先ず多くの国内の需要を頼みとする企業は赤字のため
なんら利益を受けない。またギリギリ利益のある企業は、内需が良くないので国内に投資をせず、貯蓄にするか、外需用に資金を回すであろう。よしんば内需用の研究資金に回し、画期的なものができたとすれば、それはより競争を招くだけである。これに対して輸出で稼げる企業は黒字の分をより多く使え、ますます外需用に設備投資をすることになる。彼らはますます儲けることになり格差が拡大して行く。内需の拡大には一義的には貢献しないのである。また企業減税しなければ、外国との競争に勝てないという意見があるが、国内の需要がしっかりしていれば国内で十分稼げるのでそんな意見は出ないはずである。国内をないがしろにして輸出で稼ぎたい輩の暴言である。先ず国内を潤しその余剰で輸出するのが本筋である。第2次世界戦前の日本は内需が少なく外需で稼がねばならない状況に合ったと思われる。しかしそれは結局国を滅ぼすもとになるのである。

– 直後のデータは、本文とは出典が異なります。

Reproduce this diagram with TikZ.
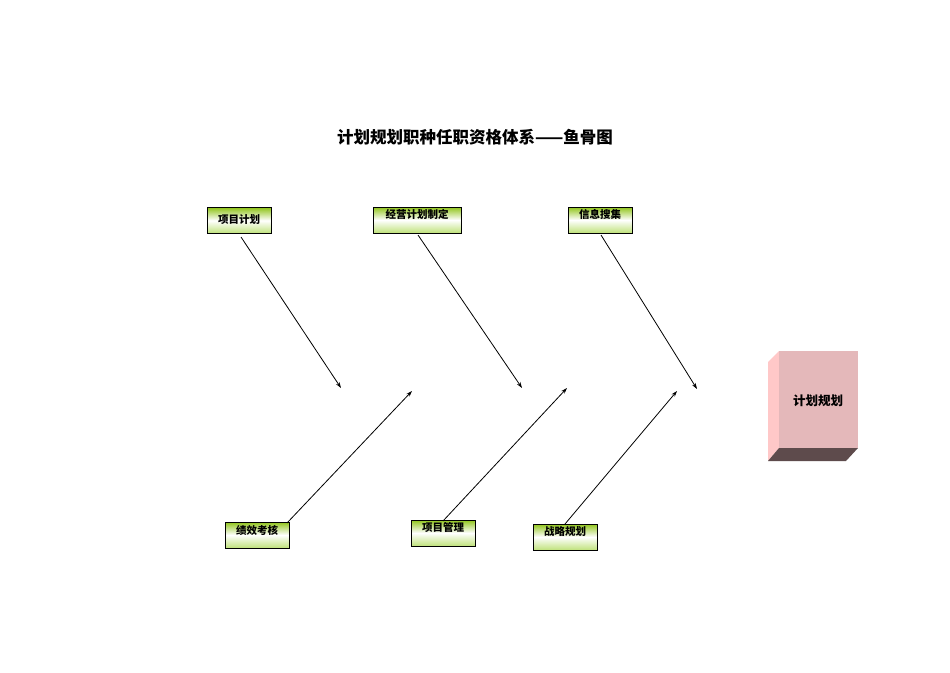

このように企業減税は、内需減に苦しむ多くの企業を助けるものにならない。今一番力を入れなければならない内需の拡大によるデフレからの脱出には、悪手である。理由は、中国の需要がさらに拡大し、アメリカが世界恐慌から立ち直るのに要した世界戦争に匹敵するぐらいの需要の拡大が必要であるからである。もしそこまで行かなければ失敗に帰するであろう。危険な手である。またそれは中国市場に対する日本企業の深入りを招くだろう。これはどこの国でも起こる現象であるが、当然不買運動や、日本に対する圧力行動が出てこよう。1国への深入りは、経営者にとっても、また政治家にとっても避けるべきことである。特に今の為政者は、好景気を演出したいばかりであり、日本の
おかれている現在の先行き不安定な状況より、見かけの成長率に浮かれているのが現状だ。